OAB/ES

OAB-ES e Fórum Direito à Verdade e à Memória vão apoiar a investigação da Comissão da Verdade

17 | 05 | 2012

OAB-ES e Fórum Direito à Verdade e à Memória vão apoiar a investigação da Comissão da Verdade

“Ao instalar a Comissão da Verdade não nos move o revanchismo, o ódio ou o desejo de reescrever a história de uma forma diferente do que aconteceu, mas nos move a necessidade imperiosa de conhecê-la em sua plenitude, sem ocultamentos, sem camuflagens, sem vetos e sem proibições”. Este é apenas um trecho do discurso emocionado da presidente Dilma Rousseff, durante a instalação da Comissão da Verdade, solenidade realizada nesta quarta-feira (16).

Abaixo você confere a íntegra do discurso da presidente Dilma Rousseff.
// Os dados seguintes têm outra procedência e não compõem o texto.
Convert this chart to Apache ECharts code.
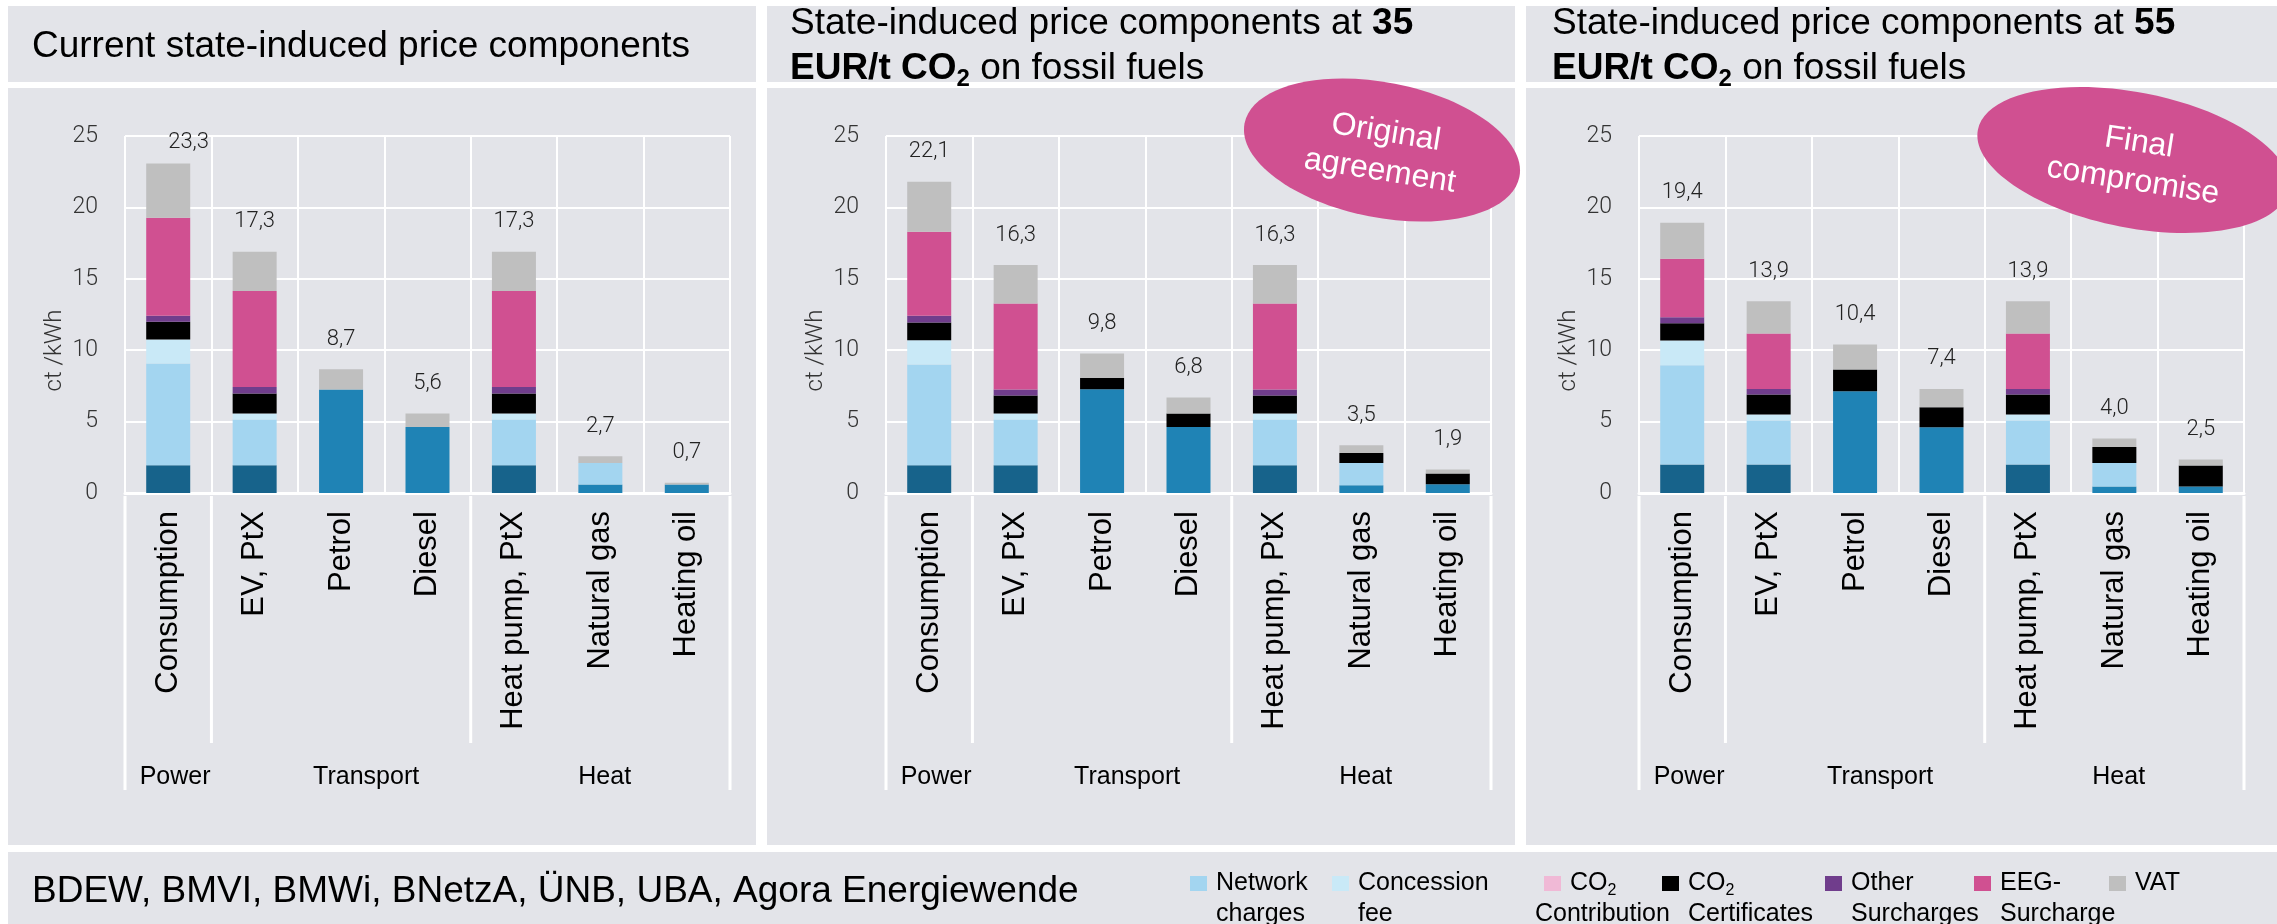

Formada por sete integrantes, a Comissão da Verdade terá a missão de investigar violações aos direitos humanos ocorridos entre os anos de 1946 e 1988, período popularmente conhecido como “Anos de Chumbo”.

O presidente da Ordem dos Advogados do Brasil – Seção Espírito Santo (OAB-ES), Homero Junger Mafra, sempre defendeu a abertura dos arquivos da ditadura militar. “É preciso que a busca pelos desaparecidos políticos seja contínua, permanente, incessante e não mero ato retórico de governantes que eleitos no tempo da liberdade têm um medo fóbico de enfrentar aqueles que destruíram a democracia em nosso país. Sem esse reencontro necessário com a história, nossa democracia nunca será plena”, afirmou Homero Mafra já em seu discurso de posse.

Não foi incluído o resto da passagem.